Step Hyp Ref Expression
1 dpjfval.1 
 |-  ( ph -> G dom DProd S )
2 dpjfval.2 
 |-  ( ph -> dom S = I )
3 dpjfval.p 
 |-  P = ( G dProj S )
4 dpjlid.3 
 |-  ( ph -> X e.

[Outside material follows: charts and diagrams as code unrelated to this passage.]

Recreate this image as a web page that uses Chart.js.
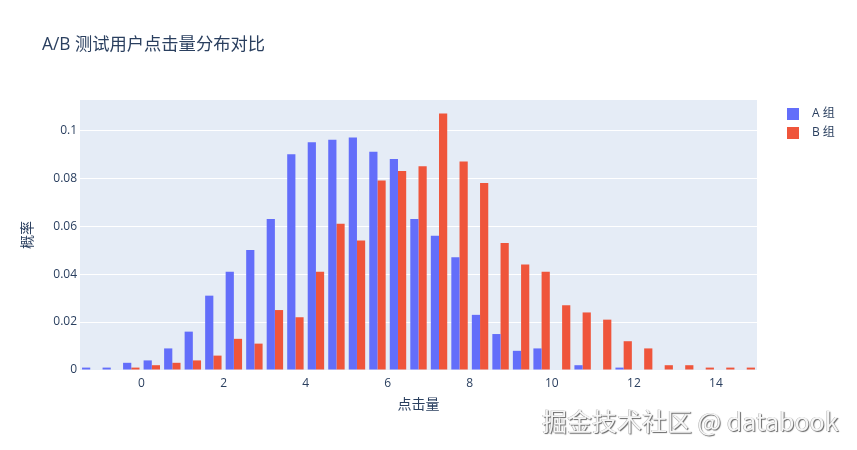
<!DOCTYPE html>
<html><head><meta charset="utf-8">
<script src="https://cdn.jsdelivr.net/npm/chart.js@4.4.1/dist/chart.umd.min.js"></script>
<style>
body{margin:0;background:#fff}
#wrap{position:relative;width:857px;height:450px}
#wm{position:absolute;left:542px;top:402px;font:25px "Noto Sans CJK SC",sans-serif;color:#f6f6f6;text-shadow:1px 1px 1px #666,-0.5px -0.5px 0 #aaa;white-space:nowrap}
</style></head><body>
<div id="wrap"><canvas id="c" width="857" height="450" style="width:857px;height:450px"></canvas><div id="wm">掘金技术社区 @ databook</div></div>
<script>
const chartTitle = 'A/B 测试用户点击量分布对比';
const xTitle = '点击量';
const yTitle = '概率';
const seriesNames = ['A 组', 'B 组'];
const seriesColors = ['#636EFA', '#EF553B'];
const binCenters = [-1.25,-0.75,-0.25,0.25,0.75,1.25,1.75,2.25,2.75,3.25,3.75,4.25,4.75,5.25,5.75,6.25,6.75,7.25,7.75,8.25,8.75,9.25,9.75,10.25,10.75,11.25,11.75,12.25,12.75,13.25,13.75,14.25,14.75];
const groupA = [0.001,0.001,0.003,0.004,0.009,0.016,0.031,0.041,0.050,0.063,0.090,0.095,0.096,0.097,0.091,0.088,0.063,0.056,0.047,0.023,0.015,0.008,0.009,0,0.002,0,0.001,0,0,0,0,0,0];
const groupB = [0,0,0.001,0.002,0.003,0.004,0.006,0.013,0.011,0.025,0.022,0.041,0.061,0.054,0.079,0.083,0.085,0.107,0.087,0.078,0.053,0.044,0.041,0.027,0.024,0.021,0.012,0.009,0.002,0.002,0.001,0.001,0.001];
const xTicks = [0,2,4,6,8,10,12,14];
const yTicks = [0,0.02,0.04,0.06,0.08,0.1];

const FONT = '"Open Sans", "Noto Sans CJK SC", sans-serif';
const TXT = '#2a3f5f';
Chart.defaults.font.family = FONT;
Chart.defaults.color = TXT;

const bgPlugin = {
  id: 'bg',
  beforeDraw(chart) {
    const {ctx, chartArea: a} = chart;
    ctx.save();
    ctx.fillStyle = '#E5ECF6';
    ctx.fillRect(a.left, a.top, a.right - a.left, a.bottom - a.top);
    ctx.restore();
  },
  afterDraw(chart) {
    const ctx = chart.ctx;
    ctx.save();
    ctx.fillStyle = TXT;
    ctx.textBaseline = 'middle';
    ctx.font = '17.3px ' + FONT;
    ctx.fillText(chartTitle, 42, 45);
    ctx.font = '12px ' + FONT;
    seriesNames.forEach((n, i) => {
      const y = 114 + i * 19;
      ctx.fillStyle = seriesColors[i];
      ctx.fillRect(787, y - 6, 12, 12);
      ctx.fillStyle = TXT;
      ctx.fillText(n, 812, y);
    });
    ctx.restore();
  }
};

new Chart(document.getElementById('c'), {
  type: 'bar',
  data: {
    datasets: [
      {label: seriesNames[0], data: binCenters.map((x, i) => ({x, y: groupA[i]})), backgroundColor: seriesColors[0], borderWidth: 0},
      {label: seriesNames[1], data: binCenters.map((x, i) => ({x, y: groupB[i]})), backgroundColor: seriesColors[1], borderWidth: 0}
    ]
  },
  options: {
    responsive: false,
    animation: false,
    devicePixelRatio: 1,
    layout: {padding: {top: 100, right: 100, left: 0, bottom: 0}},
    datasets: {bar: {categoryPercentage: 0.8, barPercentage: 1.0}},
    plugins: {legend: {display: false}, tooltip: {enabled: false}, title: {display: false}},
    scales: {
      x: {
        type: 'linear', min: -1.5, max: 15, offset: false,
        grid: {display: false, drawTicks: false},
        border: {display: false},
        afterBuildTicks: s => { s.ticks = xTicks.map(v => ({value: v})); },
        afterFit: s => { s.height = 80; },
        ticks: {color: TXT, font: {size: 12}, padding: 6, maxRotation: 0, autoSkip: false, callback: v => String(v)},
        title: {display: true, text: xTitle, color: TXT, font: {size: 14}, padding: {top: 4, bottom: 37}}
      },
      y: {
        min: 0, max: 0.1126,
        grid: {color: '#ffffff', lineWidth: 1, drawTicks: false},
        border: {display: false},
        afterBuildTicks: s => { s.ticks = yTicks.map(v => ({value: v})); },
        afterFit: s => { s.width = 80; },
        ticks: {color: TXT, font: {size: 12}, padding: 3, callback: v => String(+v.toFixed(2))},
        title: {display: true, text: yTitle, color: TXT, font: {size: 14}, padding: {top: 20, bottom: 4}}
      }
    }
  },
  plugins: [bgPlugin]
});
</script>
</body></html>
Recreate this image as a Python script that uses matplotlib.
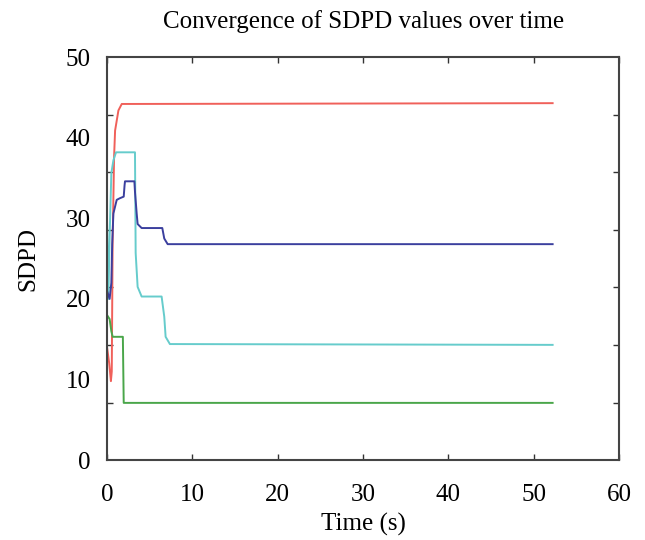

I )
5 eqid 
 |-  ( +g ` G ) = ( +g ` G )
6 eqid 
 |-  ( LSSum ` G ) = ( LSSum ` G )
7 eqid 
 |-  ( 0g ` G ) = ( 0g ` G )
8 eqid 
 |-  ( Cntz ` G ) = ( Cntz ` G )
9 1 2 dprdf2 
 |-  ( ph -> S : I --> ( SubGrp ` G ) )
10 9 4 ffvelrnd 
 |-  ( ph -> ( S ` X ) e. ( SubGrp ` G ) )
11 difssd 
 |-  ( ph -> ( I \ { X } ) C_ I )
12 1 2 11 dprdres 
 |-  ( ph -> ( G dom DProd ( S |` ( I \ { X } ) ) /\ ( G DProd ( S |` ( I \ { X } ) ) ) C_ ( G DProd S ) ) )
13 12 simpld 
 |-  ( ph -> G dom DProd ( S |` ( I \ { X } ) ) )
14 dprdsubg 
 |-  ( G dom DProd ( S |` ( I \ { X } ) ) -> ( G DProd ( S |` ( I \ { X } ) ) ) e. ( SubGrp ` G ) )
15 13 14 syl 
 |-  ( ph -> ( G DProd ( S |` ( I \ { X } ) ) ) e. ( SubGrp ` G ) )
16 1 2 4 7 dpjdisj 
 |-  ( ph -> ( ( S ` X ) i^i ( G DProd ( S |` ( I \ { X } ) ) ) ) = { ( 0g ` G ) } )
17 1 2 4 8 dpjcntz 
 |-  ( ph -> ( S ` X ) C_ ( ( Cntz ` G ) ` ( G DProd ( S |` ( I \ { X } ) ) ) ) )
18 eqid 
 |-  ( proj1 ` G ) = ( proj1 ` G )
19 5 6 7 8 10 15 16 17 18 pj1ghm 
 |-  ( ph -> ( ( S ` X ) ( proj1 ` G ) ( G DProd ( S |` ( I \ { X } ) ) ) ) e. ( ( G |`s ( ( S ` X ) ( LSSum ` G ) ( G DProd ( S |` ( I \ { X } ) ) ) ) ) GrpHom G ) )
20 1 2 3 18 4 dpjval 
 |-  ( ph -> ( P ` X ) = ( ( S ` X ) ( proj1 ` G ) ( G DProd ( S |` ( I \ { X } ) ) ) ) )
21 1 2 4 6 dpjlsm 
 |-  ( ph -> ( G DProd S ) = ( ( S ` X ) ( LSSum ` G ) ( G DProd ( S |` ( I \ { X } ) ) ) ) )
22 21 oveq2d 
 |-  ( ph -> ( G |`s ( G DProd S ) ) = ( G |`s ( ( S ` X ) ( LSSum ` G ) ( G DProd ( S |` ( I \ { X } ) ) ) ) ) )
23 22 oveq1d 
 |-  ( ph -> ( ( G |`s ( G DProd S ) ) GrpHom G ) = ( ( G |`s ( ( S ` X ) ( LSSum ` G ) ( G DProd ( S |` ( I \ { X } ) ) ) ) ) GrpHom G ) )
24 19 20 23 3eltr4d 
 |-  ( ph -> ( P ` X ) e. ( ( G |`s ( G DProd S ) ) GrpHom G ) )